Учебный год подошел к концу, состоялись экзамены, Школа отправилась в военный лагерь под Петергофом. Дозоры, учебные атаки, редкий отдых, когда разрешалось бывать в Петергофе… Николай Поливанов, отличный художник, рисовал акварелью: артиллерийский отряд на учениях, атака юнкеров под Ораниенбаумом, Лермонтов с товарищами в палатке…
«Лермонтов был хорош со всеми товарищами, хотя некоторые из них не очень любили его за то, что он преследовал их своими остротами и насмешками за все ложное, натянутое и неестественное, чего никак не мог переносить. Впоследствии и в свете он не оставил этой привычки, хотя имел за то много неприятностей и врагов»
«Лицо его было довольно приятное. Обыкновенное выражение глаз в покое несколько томное; но как скоро он воодушевлялся какими-нибудь проказами или школьничеством, глаза эти начинали бегать с такой быстротой, что одни белки оставались на месте, зрачки же передвигались справа налево с одного на другого, и эта безостановочная работа производилась иногда по нескольку минут сряду. Ничего подобного я у других людей не видал. Свои глаза устанут гоняться за его взглядом, который ни на секунду не останавливался ни на одном предмете. Чтобы дать хотя приблизительное понятие об общем впечатлении этого неуловимого взгляда, сравнить его можно только с механикой на картинах волшебного фонаря, где таким образом передвигаются глаза у зверей.
Волосы у него были темные, но довольно редкие, с светлой прядью немного повыше лба, виски и лоб весьма открытые, зубы превосходные – белые и ровные, как жемчуг.
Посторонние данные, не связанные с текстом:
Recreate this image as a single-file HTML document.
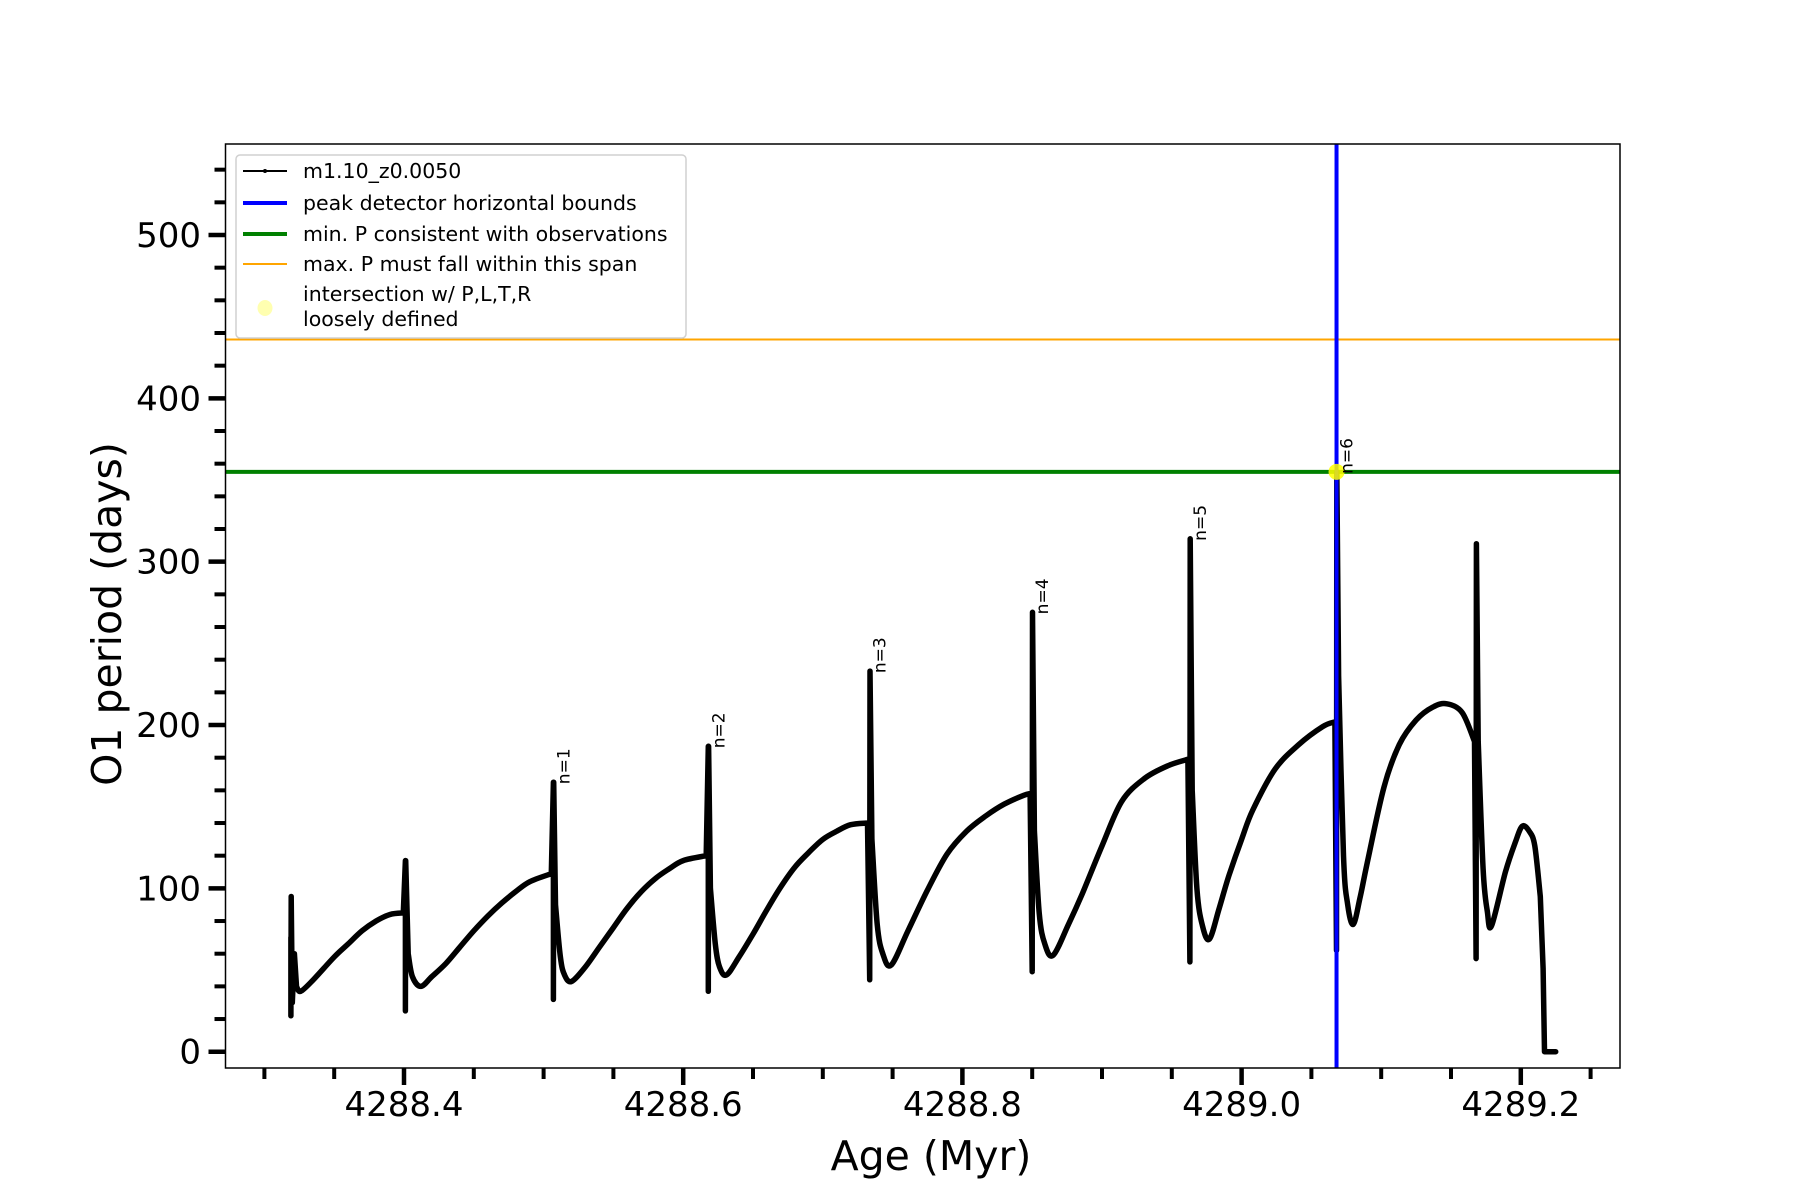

Как я уже говорил, он был ловок в физических упражнениях, крепко сидел на лошади; но так как в наше время преимущественно обращали внимание на посадку, а он был сложен дурно, не мог быть красив на лошади, поэтому он никогда за хорошего ездока в школе не слыл, и на ординарцы его не посылали. Если я вхожу в эти подробности, то единственно потому, чтобы объяснить, как смотрело на него наше ближайшее начальство, то есть эскадронный командир.